11.11.09

Acordo desconfortável e desidratado. Dói-me a cabeça, abrir os olhos é um sofrimento atroz. Levanto-me e vou beber água. Não queria acordar, mas teve de ser. Quando estou nú na cozinha a beber água como se fosse a única coisa que me pode salvar da morte eminente, reparo numa preta, num prédio em frente, a olhar para mim. Caguei. Coço os tomates, depois, com a mesma mão, mexo no cabelo. Volto a encher o copo de água uma e outra vez. Pelo canto do olho ainda vejo a preta, do outro lado da rua, a olhar descaradamente para a minha carcaça nua. Visto umas calças que estavam caídas no chão do quarto, dois casacos (um em cima do outro) e saio à rua.
Merda, devia ter trazido os meus óculos de sol. Tento não andar como um corcunda, mas os efeitos da ressaca dão luta, o meu corpo não está preparado para se mexer.
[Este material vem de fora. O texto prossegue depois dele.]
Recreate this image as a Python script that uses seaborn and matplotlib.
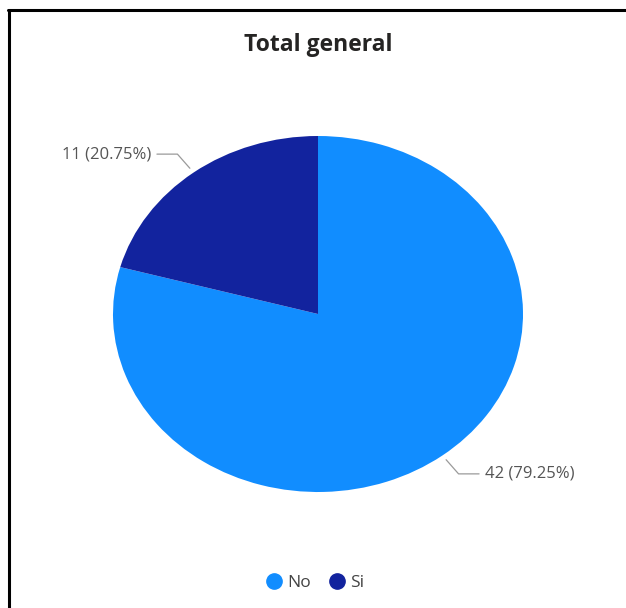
import numpy as np
import matplotlib
matplotlib.use("Agg")
import matplotlib.pyplot as plt
from matplotlib.lines import Line2D
import seaborn as sns

sns.set_theme(style="white")
plt.rcParams["font.family"] = ["Open Sans", "DejaVu Sans"]

categories = ["No", "Si"]
counts = [42, 11]
percents = [79.25, 20.75]
colors = ["#118DFF", "#12239E"]
title = "Total general"

fig = plt.figure(figsize=(6.26, 6.08), dpi=100)
fig.patch.set_facecolor("white")

# pie is stretched into an ellipse, so size the axes in pixels
W, H = 626, 608
left, right, top, bottom = 113, 523, 136, 492
ax = fig.add_axes([left / W, 1 - bottom / H, (right - left) / W, (bottom - top) / H])

wedges, _ = ax.pie(
    counts,
    colors=colors,
    startangle=90,
    counterclock=False,
    radius=1.0,
    wedgeprops=dict(linewidth=0),
)
ax.set_aspect("auto")
ax.set_xlim(-1, 1)
ax.set_ylim(-1, 1)
ax.axis("off")

# data labels with leader lines
for w, n, p in zip(wedges, counts, percents):
    ang = np.deg2rad((w.theta1 + w.theta2) / 2)
    c, s = np.cos(ang), np.sin(ang)
    side = 1 if c > 0 else -1
    p1 = (1.03 * c, 1.03 * s)
    p2 = (1.13 * c, 1.13 * s)
    p3 = (p2[0] + side * 0.1, p2[1])
    ax.plot([p1[0], p2[0], p3[0]], [p1[1], p2[1], p3[1]],
            color="#9a9a9a", lw=0.9, clip_on=False)
    ax.text(p3[0] + side * 0.03, p3[1], f"{n} ({p:.2f}%)",
            ha="left" if side > 0 else "right", va="center",
            fontsize=12, color="#555555", clip_on=False)

fig.text(0.508, 1 - 45 / H, title, ha="center", va="center",
         fontsize=16.5, fontweight="bold", color="#252423")

handles = [Line2D([], [], marker="o", linestyle="", markersize=11,
                  markerfacecolor=col, markeredgecolor=col) for col in colors]
fig.legend(handles, categories, loc="center", bbox_to_anchor=(0.503, 1 - 583 / H),
           ncol=2, frameon=False, fontsize=12.5, handletextpad=0.25,
           columnspacing=1.0, handlelength=1.0, labelcolor="#444444")

# frame lines on the left and top edges
fig.add_artist(Line2D([9 / W, 9 / W], [0, 1 - 10 / H], color="black", lw=2.2,
                      transform=fig.transFigure))
fig.add_artist(Line2D([8 / W, 1], [1 - 10 / H, 1 - 10 / H], color="black", lw=2.2,
                      transform=fig.transFigure))

fig.savefig("out.png", dpi=100, facecolor="white")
Sinto que em mim há várias forças independentes em confronto: Um grande medo de tudo o que vem aí, uma segurança total que só um louco pode ter, uma cascata de carinho. Os estados alterados aumentam a separação entre estes contrastes, e por vezes comporto-me, não como a soma destas partes, mas como uma unica parte de cada vez. Durante a ressaca, estudo o meu monstro másculo insensivel, a minha bola enérgetica gigantesca composta únicamente por amor, o animal assustadiço e repelente.
O medo seria o meu ambiente natural, o meu primeiro instinto, mas de tanto conviver com ele, há um segundo instinto que vem logo a seguir, só milésimos depois, e que se torna tão natural como o primeiro. Este segundo instinto vem desfazer o medo, e às vezes assusta-me por me deixar tão calmo.
Vou à loja dos indianos e compro tabaco de contrabando. Assim que saio da loja enrolo um cigarro e acendo-o. Haaaaa... Fumo como se inspirasse ar puro da montanha... Agora preciso de qualquer coisa para comer. Sigo pela rua.
Pergunto-me o que verão as pessoas em mim quando se cruzam comigo: cigarro na boca, olhos amachucados, casaco comprido amarrotado, cabelo acabadinho de sair da cama. Pergunto-me e não me preocupo.
Acabo de fumar o meu cigarro à porta do centro comercial. Sei que ali vou certamente encontrar algo pré-feito para o meu almoço, qualquer coisa que me alimente e não me chateie. Está um tipo a apanhar lixo do chão e a cantar no parque de estacionamento. Aproximo-me dele para o ouvir melhor, encosto-me à parede e fico ali a fumegar. O céu cinzento, o chão sujo, as pessoas indiferentes, e aquela cantiga ali. "Nice song, man" "Yah" O tipo sorri-me e continua a cantar enquanto vai apanhando as coisas do chão. Sinto-me confortável por estar atrás dos meus olhos.

1 comentário:

She disse...

Se isto é do teu alter-ego, para mim, é o Meu ego. (com excepção ali da parte da nudez e carícia matinal).
São dias como esse que me fazem realinhar as minhas prioridades. Obrigada, Alter-Ego, pela lembrança.